President of the Chemical and Non-Metallic Products Employer’s Federation (CANMPEF), Devakumar Edwin, in his address at the the 40th annual general meeting (AGM) of the federation, said, in spite of the efforts of the Federal Government to support the organised private sector (OPS), the challenges have been overwhelming.

He noted that preceding the 2019 election, the National Bureau of Statistics (NBS) release had shown that Nigeria’s economy continued to recover, expanded by 1.93% in 2018, higher than 0.82% recorded in the previous year.

“While we are appreciative of the steady recovery in the economy, its yet fragile state is a clear indication that additional policies that support existing efforts should be implemented urgently to scale up performance and inclusive growth of the economy,” he said.

He lamented that impediments, whether in the area of policies, infrastructural problems in road and others have continued to stall the progress of the manufacturing sector of the country.

He enumerated current challenges confronting the sector among others to include, “Unscheduled/frequent visit to member companies work premises by the Ogun State Environmental Protective Agency.

“Introduction of payment on imported containers by NESREA as environmental imported clearance charge.

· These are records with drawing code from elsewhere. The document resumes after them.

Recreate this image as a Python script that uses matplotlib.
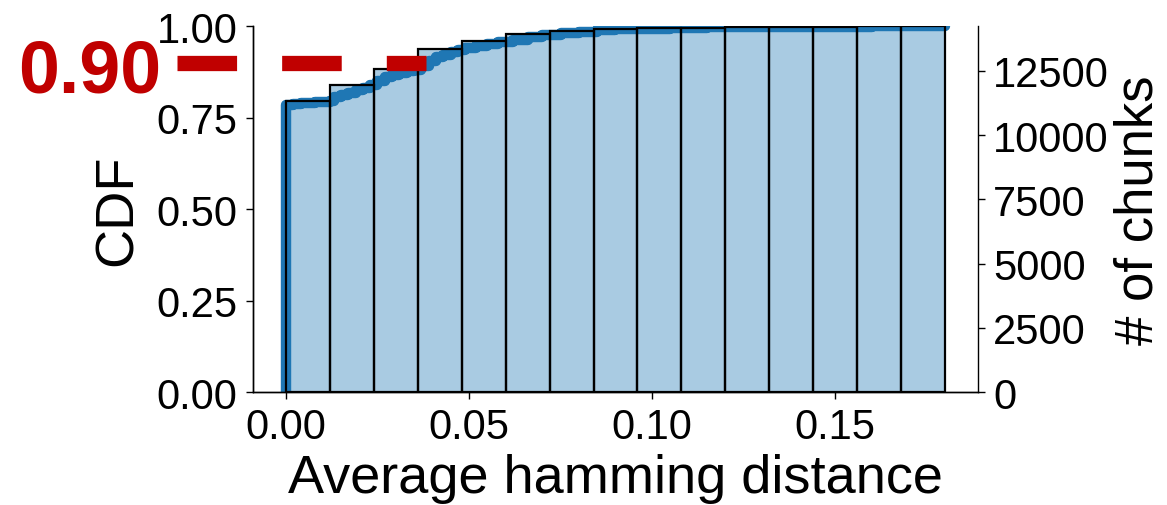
import numpy as np
import matplotlib
matplotlib.use("Agg")
import matplotlib.pyplot as plt
from matplotlib.lines import Line2D

plt.rcParams['font.family'] = ['Liberation Sans', 'DejaVu Sans']

# cumulative histogram: bin width and cumulative chunk counts per bin
bin_width = 0.012
cum_counts = [11315, 11970, 12583, 13352, 13652, 13937, 14051, 14136,
              14165, 14179, 14193, 14207, 14222, 14236, 14250]
total_chunks = 14250

cdf_x = [0.0, 0.0, 0.002, 0.004, 0.006, 0.008, 0.010, 0.012, 0.013, 0.015,
         0.017, 0.019, 0.021, 0.023, 0.025, 0.027, 0.029, 0.031, 0.033,
         0.035, 0.037, 0.039, 0.041, 0.043, 0.045, 0.047, 0.049, 0.052,
         0.055, 0.058, 0.062, 0.066, 0.070, 0.075, 0.080, 0.085, 0.090,
         0.096, 0.105, 0.115, 0.130, 0.145, 0.160, 0.175, 0.180]
cdf_y = [0.0, 0.785, 0.787, 0.789, 0.790, 0.792, 0.793, 0.796, 0.805, 0.812,
         0.818, 0.824, 0.830, 0.838, 0.850, 0.860, 0.866, 0.871, 0.876,
         0.881, 0.892, 0.905, 0.914, 0.921, 0.928, 0.935, 0.940, 0.946,
         0.952, 0.957, 0.963, 0.970, 0.976, 0.981, 0.985, 0.988, 0.991,
         0.993, 0.995, 0.996, 0.997, 0.998, 0.999, 0.9995, 1.0]

threshold = 0.90
x_ticks = [0.00, 0.05, 0.10, 0.15]
cdf_ticks = [0.00, 0.25, 0.50, 0.75, 1.00]
count_ticks = [0, 2500, 5000, 7500, 10000, 12500]

blue = '#1f77b4'
red = '#c00000'

fig = plt.figure(figsize=(11.67, 5.06), dpi=100)
fig.subplots_adjust(left=0.2168, right=0.838, bottom=0.2233, top=0.9466)
ax1 = fig.add_subplot(111)
ax2 = ax1.twinx()

ax1.plot(cdf_x, cdf_y, drawstyle='steps-post', color=blue, lw=7.5,
         solid_joinstyle='round', solid_capstyle='round')

left_edges = np.arange(len(cum_counts)) * bin_width
ax2.bar(left_edges, cum_counts, width=bin_width, align='edge',
        color=blue, alpha=0.38, edgecolor='none')
ax2.bar(left_edges, cum_counts, width=bin_width, align='edge',
        facecolor='none', edgecolor='black', lw=1.6)

# 0.90 marker line, drawn above the bars
x_hit = np.interp(threshold, cdf_y[1:], cdf_x[1:])
ax2.add_line(Line2D([-0.0297, x_hit], [threshold, threshold],
                    transform=ax1.transData, color=red, lw=11,
                    linestyle=(0, (3.9, 2.95)), clip_on=False))
ax2.text(-0.0341, 0.8205, '0.90', transform=ax1.transData,
         ha='right', va='baseline', color=red, fontsize=53,
         fontweight='bold', clip_on=False)

ax1.set_xlim(-0.009, 0.189)
ax1.set_ylim(0, 1)
ax2.set_ylim(0, total_chunks)

ax1.set_xticks(x_ticks)
ax1.set_xticklabels([f'{v:.2f}' for v in x_ticks])
ax1.set_yticks(cdf_ticks)
ax1.set_yticklabels([f'{v:.2f}' for v in cdf_ticks])
ax2.set_yticks(count_ticks)

for ax in (ax1, ax2):
    ax.spines['top'].set_visible(False)
    for s in ax.spines.values():
        s.set_linewidth(1.0)
    ax.tick_params(labelsize=30, length=5, width=1.0, pad=6)
ax1.spines['right'].set_visible(False)

ax1.set_xlabel('Average hamming distance', fontsize=39, labelpad=4)
ax1.set_ylabel('CDF', fontsize=39, labelpad=10)
ax2.set_ylabel('# of chunks', fontsize=38, labelpad=3)

fig.savefig('out.png', dpi=100)
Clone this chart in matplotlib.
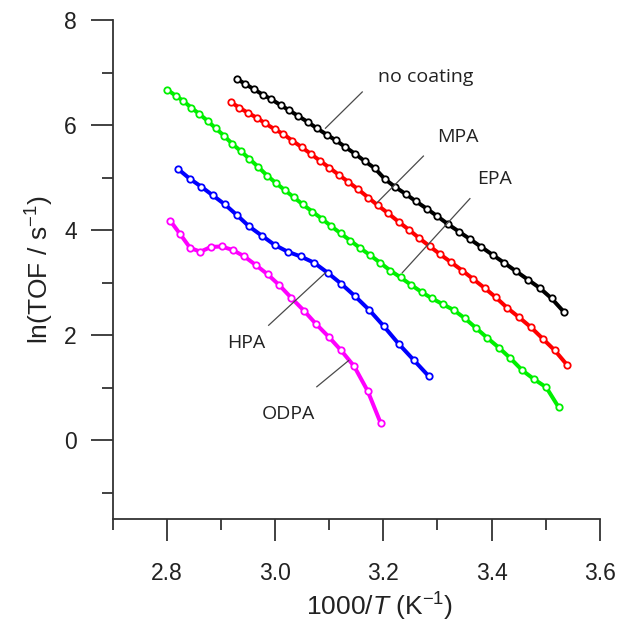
import matplotlib
matplotlib.use("Agg")
import matplotlib.pyplot as plt
from matplotlib.ticker import MultipleLocator

plt.rcParams['font.family'] = 'Liberation Sans'
plt.rcParams['mathtext.fontset'] = 'custom'
plt.rcParams['mathtext.rm'] = 'Liberation Sans'
plt.rcParams['mathtext.it'] = 'Liberation Sans:italic'

# 1000/T (K^-1) and ln(TOF / s^-1)
x_none = [2.929, 2.945, 2.961, 2.977, 2.993, 3.010, 3.026, 3.043, 3.060, 3.077,
          3.095, 3.112, 3.130, 3.148, 3.166, 3.184, 3.203, 3.222, 3.241, 3.260,
          3.280, 3.299, 3.320, 3.340, 3.360, 3.381, 3.402, 3.423, 3.445, 3.467,
          3.489, 3.511, 3.534]
y_none = [6.88, 6.78, 6.68, 6.58, 6.49, 6.38, 6.28, 6.17, 6.06, 5.94,
          5.82, 5.71, 5.58, 5.45, 5.31, 5.18, 4.97, 4.82, 4.69, 4.55,
          4.41, 4.27, 4.11, 3.97, 3.83, 3.68, 3.53, 3.38, 3.22, 3.06,
          2.90, 2.70, 2.44]

x_mpa = [2.919, 2.934, 2.950, 2.966, 2.982, 2.999, 3.015, 3.032, 3.049, 3.066,
         3.083, 3.100, 3.118, 3.135, 3.153, 3.172, 3.190, 3.209, 3.228, 3.247,
         3.266, 3.286, 3.305, 3.325, 3.346, 3.366, 3.387, 3.408, 3.429, 3.451,
         3.473, 3.495, 3.517, 3.540]
y_mpa = [6.43, 6.33, 6.23, 6.14, 6.03, 5.92, 5.83, 5.70, 5.58, 5.45,
         5.32, 5.19, 5.05, 4.92, 4.78, 4.62, 4.47, 4.32, 4.16, 4.01,
         3.85, 3.69, 3.54, 3.39, 3.23, 3.07, 2.90, 2.72, 2.52, 2.34,
         2.15, 1.93, 1.71, 1.43]

x_epa = [2.801, 2.816, 2.830, 2.845, 2.860, 2.875, 2.890, 2.905, 2.921, 2.937,
         2.952, 2.969, 2.985, 3.001, 3.018, 3.034, 3.051, 3.069, 3.086, 3.103,
         3.121, 3.139, 3.157, 3.176, 3.194, 3.213, 3.232, 3.251, 3.271, 3.290,
         3.310, 3.330, 3.351, 3.371, 3.392, 3.414, 3.435, 3.457, 3.479, 3.501,
         3.524]
y_epa = [6.67, 6.56, 6.46, 6.33, 6.21, 6.08, 5.94, 5.80, 5.64, 5.50,
         5.36, 5.20, 5.04, 4.90, 4.76, 4.63, 4.49, 4.35, 4.22, 4.08,
         3.94, 3.80, 3.66, 3.52, 3.38, 3.23, 3.10, 2.96, 2.82, 2.70,
         2.59, 2.48, 2.32, 2.14, 1.95, 1.76, 1.56, 1.33, 1.16, 1.01,
         0.63]

x_hpa = [2.821, 2.842, 2.863, 2.885, 2.907, 2.930, 2.952, 2.976, 2.999, 3.023,
         3.047, 3.072, 3.097, 3.122, 3.148, 3.174, 3.201, 3.228, 3.256, 3.284]
y_hpa = [5.16, 4.98, 4.83, 4.66, 4.49, 4.28, 4.07, 3.89, 3.72, 3.59,
         3.50, 3.38, 3.19, 2.98, 2.74, 2.48, 2.17, 1.84, 1.53, 1.22]

x_odpa = [2.806, 2.824, 2.843, 2.862, 2.881, 2.901, 2.922, 2.943, 2.965, 2.986,
          3.008, 3.030, 3.053, 3.075, 3.099, 3.122, 3.146, 3.171, 3.195]
y_odpa = [4.18, 3.93, 3.66, 3.59, 3.68, 3.69, 3.62, 3.50, 3.33, 3.16,
          2.95, 2.71, 2.47, 2.22, 1.97, 1.71, 1.41, 0.94, 0.33]

series = [
    (x_none, y_none, "black"),
    (x_mpa, y_mpa, "#ff0000"),
    (x_epa, y_epa, "#00f000"),
    (x_hpa, y_hpa, "#0000ff"),
    (x_odpa, y_odpa, "#ff00ff"),
]

# label text, text anchor, leader line start/end
labels = ["no coating", "MPA", "EPA", "HPA", "ODPA"]
label_xy = [(3.191, 6.91), (3.300, 5.77), (3.374, 4.97), (2.911, 1.85), (2.976, 0.51)]
leaders = [((3.161, 6.63), (3.093, 5.94)),
           ((3.274, 5.41), (3.189, 4.53)),
           ((3.360, 4.60), (3.235, 3.19)),
           ((3.093, 3.19), (2.988, 2.19)),
           ((3.136, 1.52), (3.077, 1.02))]

fig = plt.figure(figsize=(6.34, 6.24), dpi=100)
ax = fig.add_axes([0.178, 0.168, 0.768, 0.800])

for xs, ys, c in series:
    ax.plot(xs, ys, color=c, lw=2.9, marker="o", ms=4.6, mfc="white",
            mec=c, mew=1.3, zorder=2)

for (p0, p1) in leaders:
    ax.plot([p0[0], p1[0]], [p0[1], p1[1]], color="#4a4a4a", lw=0.9, zorder=3)

for txt, (tx, ty) in zip(labels, label_xy):
    ax.text(tx, ty, txt, fontsize=14, family="Open Sans", color="#222222",
            ha="left", va="center")

ax.set_xlim(2.7, 3.6)
ax.set_ylim(-1.5, 8)
ax.xaxis.set_major_locator(MultipleLocator(0.2))
ax.xaxis.set_minor_locator(MultipleLocator(0.1))
ax.yaxis.set_major_locator(MultipleLocator(2))
ax.yaxis.set_minor_locator(MultipleLocator(1))
ax.set_xticks([2.8, 3.0, 3.2, 3.4, 3.6])
ax.set_xticklabels(["2.8", "3.0", "3.2", "3.4", "3.6"])

ax.spines["top"].set_visible(False)
ax.spines["right"].set_visible(False)
for s in ["left", "bottom"]:
    ax.spines[s].set_linewidth(1.3)
    ax.spines[s].set_color("#333333")

ax.tick_params(which="major", direction="out", length=16, width=1.3,
               colors="#333333", labelsize=16.5, labelcolor="#222222")
ax.tick_params(axis="x", which="major", pad=15)
ax.tick_params(axis="y", which="major", pad=10)
ax.tick_params(which="minor", direction="out", length=8, width=1.3, colors="#333333")

ax.set_xlabel("1000/$\\mathit{T}$ (K$^{-1}$)", fontsize=19, color="#222222")
ax.xaxis.set_label_coords(0.548, -0.143)
ax.set_ylabel("ln(TOF / s$^{-1}$)", fontsize=19, labelpad=6, color="#222222")

fig.savefig("out.png", dpi=100)
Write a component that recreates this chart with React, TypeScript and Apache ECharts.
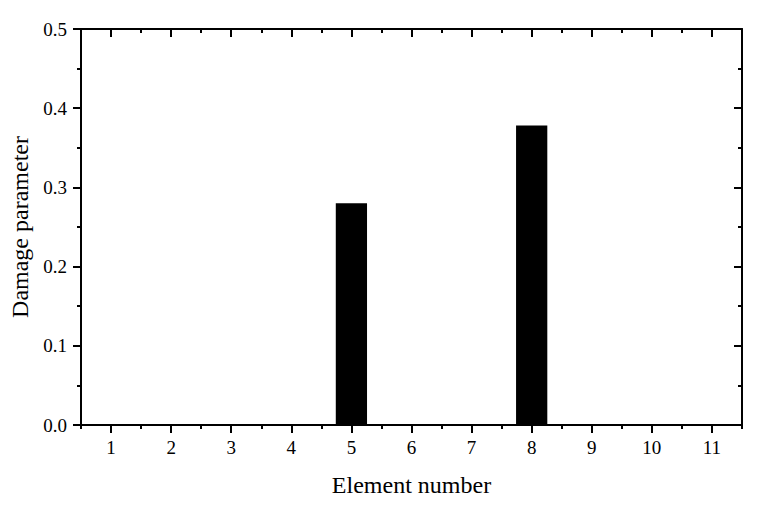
import React, { useEffect, useRef } from "react";
import * as echarts from "echarts";

const categories = ["1", "2", "3", "4", "5", "6", "7", "8", "9", "10", "11"];
const damageValues = [0, 0, 0, 0, 0.28, 0, 0, 0.378, 0, 0, 0];
const yTickLabels = ["0.0", "0.1", "0.2", "0.3", "0.4", "0.5"];

const FONT = "'Liberation Serif', 'Times New Roman', serif";

export default function App() {
  const ref = useRef<HTMLDivElement>(null);
  useEffect(() => {
    if (!ref.current) return;
    const chart = echarts.init(ref.current, null, { renderer: "svg" });
    const line = { color: "#000", width: 2 };
    const baseX = (extra: any) => ({
      type: "category",
      data: categories,
      boundaryGap: true,
      axisLine: { show: true, lineStyle: line },
      splitLine: { show: false },
      axisLabel: { show: false },
      ...extra,
    });
    chart.setOption({
      animation: false,
      backgroundColor: "#fff",
      grid: { left: 81, right: 23, top: 29, bottom: 84, containLabel: false },
      xAxis: [
        baseX({
          position: "bottom",
          axisTick: { show: true, alignWithLabel: true, length: 8, inside: false, lineStyle: line },
          axisLabel: { show: true, fontSize: 19, fontFamily: FONT, color: "#000", margin: 13 },
          name: "Element number",
          nameLocation: "middle",
          nameGap: 48,
          nameTextStyle: { fontSize: 24, fontFamily: FONT, color: "#000" },
        }),
        baseX({
          position: "bottom",
          axisLine: { show: false },
          axisTick: { show: true, alignWithLabel: false, length: 4, inside: false, lineStyle: line },
        }),
        baseX({
          position: "top",
          axisTick: { show: true, alignWithLabel: true, length: 8, inside: true, lineStyle: line },
        }),
        baseX({
          position: "top",
          axisLine: { show: false },
          axisTick: { show: true, alignWithLabel: false, length: 4, inside: true, lineStyle: line },
        }),
      ],
      yAxis: [
        {
          type: "value",
          position: "left",
          min: 0,
          max: 0.5,
          interval: 0.1,
          axisLine: { show: true, lineStyle: line },
          axisTick: { show: true, length: 8, inside: false, lineStyle: line },
          minorTick: { show: true, splitNumber: 2, length: 4, lineStyle: line },
          splitLine: { show: false },
          minorSplitLine: { show: false },
          axisLabel: {
            fontSize: 19,
            fontFamily: FONT,
            color: "#000",
            margin: 14,
            formatter: (v: number) => yTickLabels[Math.round(v * 10)] ?? v.toFixed(1),
          },
          name: "Damage parameter",
          nameLocation: "middle",
          nameGap: 46,
          nameTextStyle: { fontSize: 24, fontFamily: FONT, color: "#000" },
        },
        {
          type: "value",
          position: "right",
          min: 0,
          max: 0.5,
          interval: 0.1,
          axisLine: { show: true, lineStyle: line },
          axisTick: { show: true, length: 8, inside: true, lineStyle: line },
          minorTick: { show: true, splitNumber: 2, length: 4, lineStyle: line },
          splitLine: { show: false },
          minorSplitLine: { show: false },
          axisLabel: { show: false },
        },
      ],
      series: [
        {
          type: "bar",
          xAxisIndex: 0,
          yAxisIndex: 0,
          data: damageValues,
          barWidth: "52%",
          itemStyle: { color: "#000" },
        },
      ],
    });
    return () => chart.dispose();
  }, []);
  return (
    <div
      ref={ref}
      style={{ position: "absolute", left: 0, top: 0, width: 765, height: 509 }}
    />
  );
}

The Federation considers this synonymous to payment made to SON and NAFDAC on the same transaction.

“Land Use Charge review – the OPS engaged with the Lagos State Government, so far, there has been a downward review of the charge.”

Edwin, who was re-elected as the president of the federation, said the leadership would make a representation to the Ogun State governor, Dapo Abiodun, whom he said was a businessman and optimistic that he would give them a listening hear.

Related News

“The problem we are facing is enormous, within a year, we paid N24 billion on demurrage all because of bad roads leading to the ports,” he added

He reiterated that all these challenges were the reasons why members of the OPS  kicked against Nigeria signing the African Free Trade Agreement (AFCTFA).

“So far the ECOWAS treaty has not been successful, reason why we are afraid of AFCTFA agreement initially. We are the one operating in Nigeria, for us to move products from Ghana, we paid phenomenal taxation in form of road tax to Togo and other countries within the region,” he said.

Guest speaker, Dr. Joshua Bamfo, who spoke on “Government Policies: Enhancing the Manufacturing Sector,” warned that the AFCTFA would not be beneficial to Nigeria if the nation’s infrastructure remains in its present state: “Power supply has to be resolved, if Nigeria is going to compete favourably in AFCTFA; if not, other countries will take over the benefits.”

The executive secretary of the federation, Femi Oke, also explained that the nation’s economy has remained challenging in the last five years, as private sector lending remains low and foreign exchange inflows are mostly short term.

He said, record shows that the manufacturing sector is one of the worst hit sectors in the economy with a marginal growth in GDP of 0.81%.

“The slow economic growth rate is worsened by poor infrastructure; low consumer purchasing power; restriction to Forex for importation of certain raw materials by the Central Bank of Nigeria (CBN); multiple taxation by federal, state and local government agencies. The situation is further deteriorated by the recent spate of insecurity challenges in the country.

“The effect on the manufacturing companies amongst others include, reduction in capacity utilisation, closure, staff reduction or lay off etc.”